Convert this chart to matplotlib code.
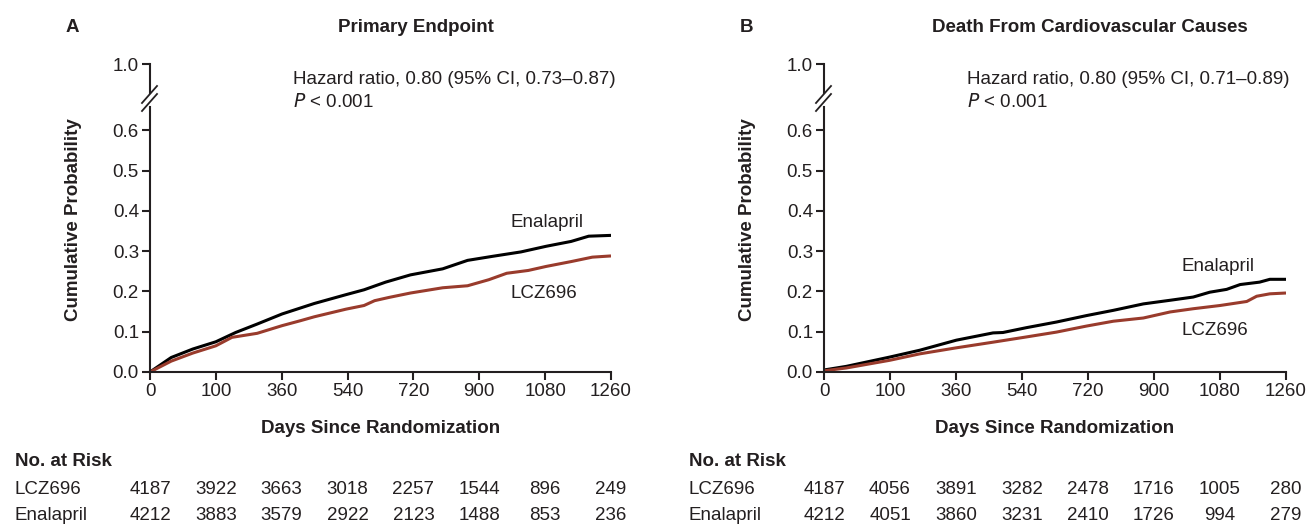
"""
Kaplan-Meier style cumulative incidence, LCZ696 vs enalapril (two panels).
"""

import matplotlib.pyplot as plt
from matplotlib.lines import Line2D

plt.rcParams["font.family"] = ["Liberation Sans", "DejaVu Sans"]

INK = "#231f20"
RED = "#993b2c"

# ---- data ----
tick_days = [0, 180, 360, 540, 720, 900, 1080, 1260]
tick_labels = ["0", "100", "360", "540", "720", "900", "1080", "1260"]

# Panel A: primary endpoint
a_enal_days = [0, 58, 117, 180, 234, 293, 361, 449, 536, 585, 644, 712, 800,
               868, 936, 1014, 1083, 1151, 1199, 1260]
a_enal_prob = [0.0, 0.036, 0.057, 0.075, 0.098, 0.119, 0.144, 0.170, 0.192,
               0.204, 0.223, 0.241, 0.256, 0.277, 0.287, 0.298, 0.312, 0.324,
               0.337, 0.339]
a_lcz_days = [0, 58, 117, 180, 224, 293, 361, 410, 449, 536, 585, 614, 653,
              712, 800, 868, 926, 975, 1034, 1083, 1151, 1209, 1260]
a_lcz_prob = [0.0, 0.027, 0.047, 0.065, 0.086, 0.096, 0.115, 0.127, 0.137,
              0.156, 0.165, 0.177, 0.185, 0.196, 0.209, 0.214, 0.229, 0.245,
              0.252, 0.262, 0.274, 0.285, 0.288]

# Panel B: death from cardiovascular causes
b_enal_days = [0, 61, 179, 261, 361, 461, 488, 552, 634, 716, 789, 871, 944,
               1007, 1052, 1098, 1135, 1188, 1216, 1260]
b_enal_prob = [0.005, 0.014, 0.037, 0.054, 0.079, 0.097, 0.098, 0.110, 0.124,
               0.140, 0.153, 0.169, 0.178, 0.186, 0.198, 0.205, 0.217, 0.223,
               0.230, 0.230]
b_lcz_days = [0, 61, 179, 261, 361, 461, 552, 634, 716, 789, 871, 944, 1007,
              1080, 1153, 1180, 1216, 1260]
b_lcz_prob = [0.003, 0.010, 0.029, 0.045, 0.060, 0.074, 0.087, 0.099, 0.114,
              0.126, 0.134, 0.149, 0.157, 0.165, 0.175, 0.188, 0.194, 0.196]

a_risk_lcz = [4187, 3922, 3663, 3018, 2257, 1544, 896, 249]
a_risk_enal = [4212, 3883, 3579, 2922, 2123, 1488, 853, 236]
b_risk_lcz = [4187, 4056, 3891, 3282, 2478, 1716, 1005, 280]
b_risk_enal = [4212, 4051, 3860, 3231, 2410, 1726, 994, 279]

W, H = 1309, 525
fig = plt.figure(figsize=(W / 100, H / 100), dpi=100)


def fx(px):
    return px / W


def fy(py):
    return 1 - py / H


PX_PER_UNIT = 403.0  # pixels per probability unit on the lower axis


def panel(left, right, letter, title, hr_text, enal, lcz, risk, label_pos):
    # lower (main) axis
    bottom, top = 372, 107
    ax = fig.add_axes([fx(left), fy(bottom), fx(right) - fx(left),
                       (bottom - top) / H])
    ax.plot(enal[0], enal[1], color="black", lw=2.2, solid_capstyle="butt")
    ax.plot(lcz[0], lcz[1], color=RED, lw=2.2, solid_capstyle="butt")
    ax.set_xlim(0, 1260)
    ax.set_ylim(0, (bottom - top) / PX_PER_UNIT)
    ax.set_xticks(tick_days, tick_labels)
    ax.set_yticks([0.0, 0.1, 0.2, 0.3, 0.4, 0.5, 0.6])
    ax.set_yticklabels([f"{v:.1f}" for v in ax.get_yticks()])
    for s in ["top", "right"]:
        ax.spines[s].set_visible(False)
    for s in ["left", "bottom"]:
        ax.spines[s].set_color(INK)
        ax.spines[s].set_linewidth(1.5)
    ax.tick_params(direction="out", length=6, width=1.5, color=INK,
                   labelcolor=INK, labelsize=13.5, pad=2)
    ax.set_xlabel("Days Since Randomization", fontsize=13.5,
                  fontweight="bold", color=INK, labelpad=14)

    # curve labels
    ax.text(label_pos[0], label_pos[1], "Enalapril", fontsize=13.5, color=INK,
            va="center")
    ax.text(label_pos[0], label_pos[2], "LCZ696", fontsize=13.5, color=INK,
            va="center")

    # upper stub showing 1.0
    up_top, up_bot = 64, 93
    ax2 = fig.add_axes([fx(left), fy(up_bot), fx(right) - fx(left),
                        (up_bot - up_top) / H])
    ax2.set_xlim(0, 1260)
    ax2.set_ylim(1 - (up_bot - up_top) / PX_PER_UNIT, 1.0)
    ax2.set_yticks([1.0], ["1.0"])
    ax2.set_xticks([])
    for s in ["top", "right", "bottom"]:
        ax2.spines[s].set_visible(False)
    ax2.spines["left"].set_color(INK)
    ax2.spines["left"].set_linewidth(1.5)
    ax2.tick_params(direction="out", length=6, width=1.5, color=INK,
                    labelcolor=INK, labelsize=13.5, pad=2)
    ax2.patch.set_alpha(0)

    # break marks
    for dy in (0, 8):
        fig.add_artist(Line2D([fx(left - 8), fx(left + 7)],
                              [fy(103 + dy), fy(86 + dy)],
                              color=INK, lw=1.3))

    fig.text(fx(left - 84), fy(27), letter, fontsize=13.5, fontweight="bold",
             color=INK, ha="left", va="center")
    fig.text(fx((left + right) / 2 + 35), fy(27), title, fontsize=13.5,
             fontweight="bold", color=INK, ha="center", va="center")
    fig.text(fx(left - 76), fy(220), "Cumulative Probability", fontsize=13.5,
             fontweight="bold", color=INK, ha="center", va="center",
             rotation=90)

    fig.text(fx(left + 143), fy(79), hr_text, fontsize=13.5, color=INK,
             ha="left", va="center")
    fig.text(fx(left + 143), fy(102), r"$\it{P}$ < 0.001", fontsize=13.5,
             color=INK, ha="left", va="center")

    # number at risk table
    fig.text(fx(left - 135), fy(462), "No. at Risk", fontsize=13.5,
             fontweight="bold", color=INK, ha="left", va="center")
    for name, row, y in (("LCZ696", risk[0], 489), ("Enalapril", risk[1], 515)):
        fig.text(fx(left - 135), fy(y), name, fontsize=13.5, color=INK,
                 ha="left", va="center")
        for d, n in zip(tick_days, row):
            xpx = left + d / 1260 * (right - left)
            fig.text(fx(xpx), fy(y), str(n), fontsize=13.5, color=INK,
                     ha="center", va="center")


panel(150, 611, "A", "Primary Endpoint",
      "Hazard ratio, 0.80 (95% CI, 0.73\u20130.87)",
      (a_enal_days, a_enal_prob), (a_lcz_days, a_lcz_prob),
      (a_risk_lcz, a_risk_enal), (984, 0.372, 0.194))
panel(824, 1286, "B", "Death From Cardiovascular Causes",
      "Hazard ratio, 0.80 (95% CI, 0.71\u20130.89)",
      (b_enal_days, b_enal_prob), (b_lcz_days, b_lcz_prob),
      (b_risk_lcz, b_risk_enal), (976, 0.262, 0.102))

fig.savefig("out.png", dpi=100)
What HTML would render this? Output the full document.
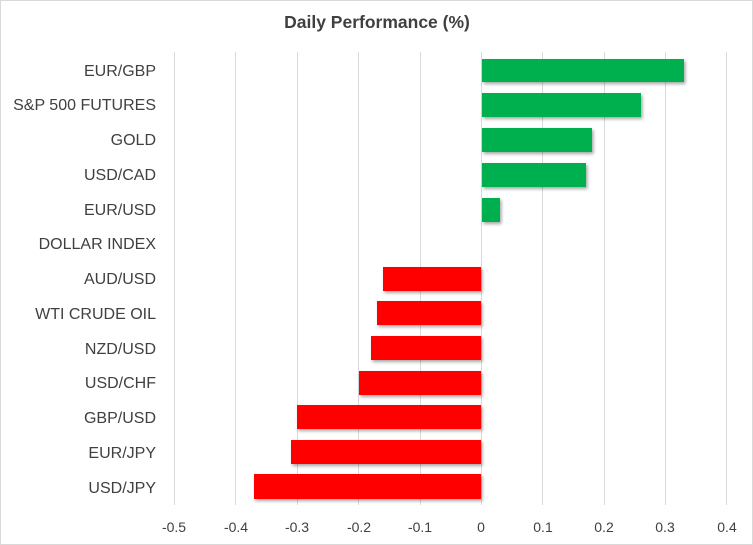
<!DOCTYPE html>
<html><head><style>
html,body{margin:0;padding:0;background:#fff}
svg{display:block}
text{font-family:"Liberation Sans",sans-serif;fill:#404040}
</style></head><body>
<svg width="753" height="545" viewBox="0 0 753 545">
<defs><filter id="sh" x="-5%" y="-20%" width="110%" height="150%"><feDropShadow dx="1.5" dy="2" stdDeviation="1.5" flood-color="#000" flood-opacity="0.35"/></filter></defs>
<rect x="0.5" y="0.5" width="752" height="544" fill="#fff" stroke="#d9d9d9"/>
<text x="377" y="28" text-anchor="middle" font-size="17.5" font-weight="bold" fill="#404040">Daily Performance  (%)</text>
<g stroke="#d9d9d9" stroke-width="1">
<line x1="174.5" y1="52" x2="174.5" y2="505"/>
<line x1="235.5" y1="52" x2="235.5" y2="505"/>
<line x1="297.5" y1="52" x2="297.5" y2="505"/>
<line x1="358.5" y1="52" x2="358.5" y2="505"/>
<line x1="420.5" y1="52" x2="420.5" y2="505"/>
<line x1="481.5" y1="52" x2="481.5" y2="505"/>
<line x1="542.5" y1="52" x2="542.5" y2="505"/>
<line x1="604.5" y1="52" x2="604.5" y2="505"/>
<line x1="665.5" y1="52" x2="665.5" y2="505"/>
<line x1="726.5" y1="52" x2="726.5" y2="505"/>
</g>
<g filter="url(#sh)">
<rect x="482" y="59" width="202" height="23" fill="#00b050"/>
<rect x="482" y="93" width="159" height="24" fill="#00b050"/>
<rect x="482" y="128" width="110" height="24" fill="#00b050"/>
<rect x="482" y="163" width="104" height="24" fill="#00b050"/>
<rect x="482" y="198" width="18" height="24" fill="#00b050"/>
<rect x="383" y="267" width="98" height="24" fill="#ff0000"/>
<rect x="377" y="301" width="104" height="24" fill="#ff0000"/>
<rect x="371" y="336" width="110" height="24" fill="#ff0000"/>
<rect x="359" y="371" width="122" height="24" fill="#ff0000"/>
<rect x="297" y="405" width="184" height="24" fill="#ff0000"/>
<rect x="291" y="440" width="190" height="24" fill="#ff0000"/>
<rect x="254" y="474" width="227" height="25" fill="#ff0000"/>
</g>
<g font-size="16" text-anchor="end">
<text x="156" y="76">EUR/GBP</text>
<text x="156" y="110">S&amp;P 500 FUTURES</text>
<text x="156" y="145">GOLD</text>
<text x="156" y="180">USD/CAD</text>
<text x="156" y="215">EUR/USD</text>
<text x="156" y="249">DOLLAR INDEX</text>
<text x="156" y="284">AUD/USD</text>
<text x="156" y="319">WTI CRUDE OIL</text>
<text x="156" y="354">NZD/USD</text>
<text x="156" y="388">USD/CHF</text>
<text x="156" y="423">GBP/USD</text>
<text x="156" y="458">EUR/JPY</text>
<text x="156" y="493">USD/JPY</text>
</g>
<g font-size="14" text-anchor="middle">
<text x="174" y="532">-0.5</text>
<text x="236" y="532">-0.4</text>
<text x="297" y="532">-0.3</text>
<text x="359" y="532">-0.2</text>
<text x="420" y="532">-0.1</text>
<text x="481" y="532">0</text>
<text x="543" y="532">0.1</text>
<text x="604" y="532">0.2</text>
<text x="665" y="532">0.3</text>
<text x="727" y="532">0.4</text>
</g>
</svg>
</body></html>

▶ [TASK DETAILS]: Repeat the records above exactly, from the first line through the line containing "0.252, 0.262, 0.274, 0.285, 0.288]", and leave out the pictures.

▶ [RESULT FOR THIS EXERCISE]:
Convert this chart to matplotlib code.
"""
Kaplan-Meier style cumulative incidence, LCZ696 vs enalapril (two panels).
"""

import matplotlib.pyplot as plt
from matplotlib.lines import Line2D

plt.rcParams["font.family"] = ["Liberation Sans", "DejaVu Sans"]

INK = "#231f20"
RED = "#993b2c"

# ---- data ----
tick_days = [0, 180, 360, 540, 720, 900, 1080, 1260]
tick_labels = ["0", "100", "360", "540", "720", "900", "1080", "1260"]

# Panel A: primary endpoint
a_enal_days = [0, 58, 117, 180, 234, 293, 361, 449, 536, 585, 644, 712, 800,
               868, 936, 1014, 1083, 1151, 1199, 1260]
a_enal_prob = [0.0, 0.036, 0.057, 0.075, 0.098, 0.119, 0.144, 0.170, 0.192,
               0.204, 0.223, 0.241, 0.256, 0.277, 0.287, 0.298, 0.312, 0.324,
               0.337, 0.339]
a_lcz_days = [0, 58, 117, 180, 224, 293, 361, 410, 449, 536, 585, 614, 653,
              712, 800, 868, 926, 975, 1034, 1083, 1151, 1209, 1260]
a_lcz_prob = [0.0, 0.027, 0.047, 0.065, 0.086, 0.096, 0.115, 0.127, 0.137,
              0.156, 0.165, 0.177, 0.185, 0.196, 0.209, 0.214, 0.229, 0.245,
              0.252, 0.262, 0.274, 0.285, 0.288]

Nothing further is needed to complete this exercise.